** EXERCISE TASK **
Find the lines that hold the word "with" and return them.

** DATASET CONTENT **
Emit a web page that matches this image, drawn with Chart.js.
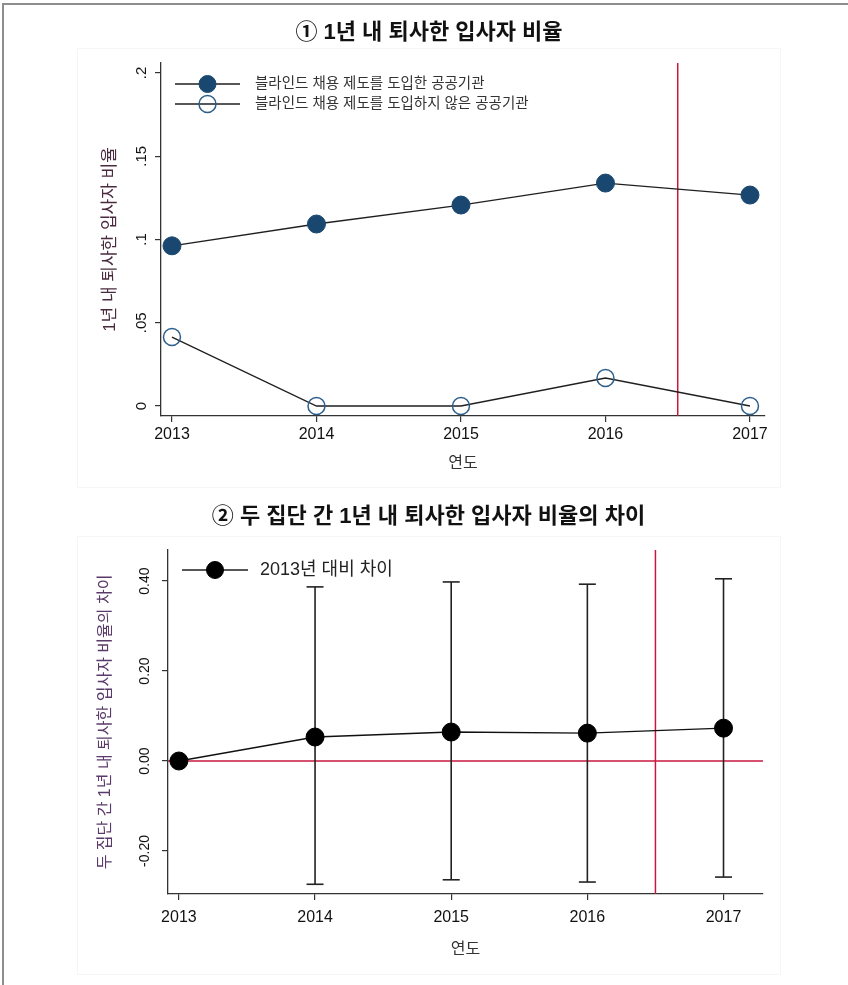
<!DOCTYPE html>
<html>
<head>
<meta charset="utf-8">
<script src="https://cdn.jsdelivr.net/npm/chart.js@4.4.1/dist/chart.umd.min.js"></script>
<style>
  body { margin: 0; background: #fff; }
  #page { position: relative; width: 848px; height: 985px; overflow: hidden; background: #fff; }
  .frame { position: absolute; left: 2px; top: 3px; width: 900px; height: 1000px; border-top: 2px solid #8e8e8e; border-left: 2px solid #8e8e8e; }
  .panel { position: absolute; border: 1px solid #f6f6f6; }
  canvas { position: absolute; left: 0; }
</style>
</head>
<body>
<div id="page">
  <div class="frame"></div>
  <div class="panel" style="left:77px;top:48px;width:702px;height:438px;"></div>
  <div class="panel" style="left:77px;top:536px;width:702px;height:437px;"></div>
  <canvas id="c1" width="848" height="490" style="top:0"></canvas>
  <canvas id="c2" width="848" height="495" style="top:490px"></canvas>
</div>
<script>
// values
const years = [2013, 2014, 2015, 2016, 2017];
const adoptedRate = [0.0962, 0.1093, 0.1207, 0.1339, 0.1267];
const notAdoptedRate = [0.0414, 0, 0, 0.0168, 0];
const diffVs2013 = [0, 0.0533, 0.0644, 0.0620, 0.0730];
const ciLow = [null, -0.274, -0.264, -0.269, -0.258];
const ciHigh = [null, 0.387, 0.398, 0.393, 0.405];
const cutYear = 2016.5;

const yTicks1 = [0, 0.05, 0.1, 0.15, 0.2];
const yTickLabels1 = ['0', '.05', '.1', '.15', '.2'];
const yTicks2 = [-0.2, 0, 0.2, 0.4];
const yTickLabels2 = ['-0.20', '0.00', '0.20', '0.40'];

const x1Range = [2012.924, 2017.104];
const y1Range = [-0.006, 0.206];
const x2Range = [2012.92, 2017.29];
const y2Range = [-0.2956, 0.469];

const FONT = "'Liberation Sans', 'Noto Sans CJK KR', sans-serif";
Chart.defaults.font.family = FONT;
Chart.defaults.animation = false;

const RED = '#c8173f';
const NAVY = '#1a476f';
const AXIS = '#333';

// legend drawn inside the plot: line with the marker in its middle, like Stata
const insideLegend = {
  id: 'insideLegend',
  afterDatasetsDraw(chart, args, opts) {
    if (!opts.display) return;
    const ctx = chart.ctx;
    const area = chart.chartArea;
    let row = 0;
    ctx.save();
    chart.data.datasets.forEach(ds => {
      if (!ds.label) return;
      const y = area.top + opts.y + row * opts.rowGap;
      const x0 = area.left + opts.x;
      ctx.strokeStyle = '#1f1f1f';
      ctx.lineWidth = 1.3;
      ctx.beginPath();
      ctx.moveTo(x0, y);
      ctx.lineTo(x0 + opts.lineLen, y);
      ctx.stroke();
      ctx.beginPath();
      ctx.arc(x0 + opts.lineLen / 2, y, opts.radius, 0, Math.PI * 2);
      ctx.fillStyle = ds.pointBackgroundColor;
      ctx.fill();
      ctx.strokeStyle = ds.pointBorderColor;
      ctx.lineWidth = ds.pointBorderWidth;
      ctx.stroke();
      ctx.fillStyle = opts.color;
      ctx.font = opts.font;
      ctx.textBaseline = 'middle';
      ctx.fillText(ds.label, x0 + opts.lineLen + opts.gap, y);
      row++;
    });
    ctx.restore();
  }
};

const axisBorder = { color: AXIS, width: 1.3 };
const axisGrid = { drawOnChartArea: false, drawTicks: true, tickLength: 6, color: AXIS, lineWidth: 1.2 };

// ---- chart 1 ----
new Chart(document.getElementById('c1'), {
  type: 'scatter',
  plugins: [insideLegend],
  data: {
    datasets: [
      {
        label: '블라인드 채용 제도를 도입한 공공기관',
        data: years.map((x, i) => ({ x, y: adoptedRate[i] })),
        showLine: true, borderColor: '#1f1f1f', borderWidth: 1.3,
        pointRadius: 9, pointBackgroundColor: NAVY, pointBorderColor: NAVY, pointBorderWidth: 1
      },
      {
        label: '블라인드 채용 제도를 도입하지 않은 공공기관',
        data: years.map((x, i) => ({ x, y: notAdoptedRate[i] })),
        showLine: true, borderColor: '#1f1f1f', borderWidth: 1.3,
        pointRadius: 8.5, pointBackgroundColor: 'rgba(0,0,0,0)', pointBorderColor: '#2d5f8b', pointBorderWidth: 1.5
      },
      {
        data: [{ x: cutYear, y: y1Range[0] }, { x: cutYear, y: y1Range[1] }],
        showLine: true, borderColor: RED, borderWidth: 1.5, pointRadius: 0
      }
    ]
  },
  options: {
    responsive: false,
    devicePixelRatio: 1,
    layout: { padding: { left: 93, right: 83, top: 0, bottom: 0 } },
    plugins: {
      legend: { display: false },
      tooltip: { enabled: false },
      title: {
        display: true, text: '① 1년 내 퇴사한 입사자 비율', color: '#111',
        font: { size: 22, weight: 'bold', family: FONT },
        padding: { top: 20, bottom: 16.6 }
      },
      insideLegend: { display: true, x: 14, y: 21, rowGap: 20, lineLen: 65, gap: 15, radius: 8.5, color: '#333', font: '14.5px ' + FONT }
    },
    scales: {
      x: {
        type: 'linear', min: x1Range[0], max: x1Range[1],
        afterFit: s => { s.height = 74; },
        afterBuildTicks: s => { s.ticks = years.map(v => ({ value: v })); },
        border: axisBorder, grid: axisGrid,
        ticks: { padding: 3, maxRotation: 0, autoSkip: false, color: '#111', font: { size: 16 }, callback: (v, i) => String(years[i]) },
        title: { display: true, text: '연도', color: '#333', font: { size: 16 }, padding: { top: 0, bottom: 16.4 } }
      },
      y: {
        type: 'linear', min: y1Range[0], max: y1Range[1],
        afterFit: s => { s.width = 68; },
        afterBuildTicks: s => { s.ticks = yTicks1.map(v => ({ value: v })); },
        border: axisBorder, grid: axisGrid,
        ticks: { minRotation: 90, maxRotation: 90, crossAlign: 'center', padding: 2.6, autoSkip: false, color: '#111', font: { size: 15 }, callback: (v, i) => yTickLabels1[i] },
        title: { display: true, text: '1년 내 퇴사한 입사자 비율', color: '#4a2a3f', font: { size: 17 }, padding: { top: 6.8, bottom: 0 } }
      }
    }
  }
});

// ---- chart 2 ----
const whiskerPts = [];
years.forEach((yr, i) => {
  if (ciLow[i] == null) return;
  whiskerPts.push({ x: yr, y: ciHigh[i] }, { x: yr, y: ciLow[i] }, { x: yr, y: null });
});

new Chart(document.getElementById('c2'), {
  type: 'scatter',
  plugins: [insideLegend],
  data: {
    datasets: [
      {
        label: '2013년 대비 차이',
        data: years.map((x, i) => ({ x, y: diffVs2013[i] })),
        showLine: true, borderColor: '#111', borderWidth: 1.4,
        pointRadius: 9, pointBackgroundColor: '#000', pointBorderColor: '#000', pointBorderWidth: 1
      },
      {
        data: whiskerPts,
        showLine: true, spanGaps: false, borderColor: '#222', borderWidth: 1.6,
        pointStyle: 'line', pointRadius: 8.5, pointBorderColor: '#222', pointBorderWidth: 1.6
      },
      {
        data: [{ x: x2Range[0], y: 0 }, { x: x2Range[1], y: 0 }],
        showLine: true, borderColor: RED, borderWidth: 1.3, pointRadius: 0
      },
      {
        data: [{ x: cutYear, y: y2Range[0] }, { x: cutYear, y: y2Range[1] }],
        showLine: true, borderColor: RED, borderWidth: 1.5, pointRadius: 0
      }
    ]
  },
  options: {
    responsive: false,
    devicePixelRatio: 1,
    layout: { padding: { left: 94, right: 85, top: 0, bottom: 0 } },
    plugins: {
      legend: { display: false },
      tooltip: { enabled: false },
      title: {
        display: true, text: '② 두 집단 간 1년 내 퇴사한 입사자 비율의 차이', color: '#111',
        font: { size: 22, weight: 'bold', family: FONT },
        padding: { top: 13.8, bottom: 19.8 }
      },
      insideLegend: { display: true, x: 14, y: 20, rowGap: 20, lineLen: 66, gap: 12, radius: 8.5, color: '#222', font: '18px ' + FONT }
    },
    scales: {
      x: {
        type: 'linear', min: x2Range[0], max: x2Range[1],
        afterFit: s => { s.height = 91; },
        afterBuildTicks: s => { s.ticks = years.map(v => ({ value: v })); },
        border: axisBorder, grid: axisGrid,
        ticks: { padding: 8, maxRotation: 0, autoSkip: false, color: '#111', font: { size: 16 }, callback: (v, i) => String(years[i]) },
        title: { display: true, text: '연도', color: '#333', font: { size: 16 }, padding: { top: 0, bottom: 25.4 } }
      },
      y: {
        type: 'linear', min: y2Range[0], max: y2Range[1],
        afterFit: s => { s.width = 74; },
        afterBuildTicks: s => { s.ticks = yTicks2.map(v => ({ value: v })); },
        border: axisBorder, grid: axisGrid,
        ticks: { minRotation: 90, maxRotation: 90, crossAlign: 'center', padding: 1, autoSkip: false, color: '#111', font: { size: 14 }, callback: (v, i) => yTickLabels2[i] },
        title: { display: true, text: '두 집단 간 1년 내 퇴사한 입사자 비율의 차이', color: '#5a3a6a', font: { size: 16 }, padding: { top: 1.5, bottom: 0 } }
      }
    }
  }
});
</script>
</body>
</html>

** COMPLETED EXERCISE **
Emit a web page that matches this image, drawn with Chart.js.
// legend drawn inside the plot: line with the marker in its middle, like Stata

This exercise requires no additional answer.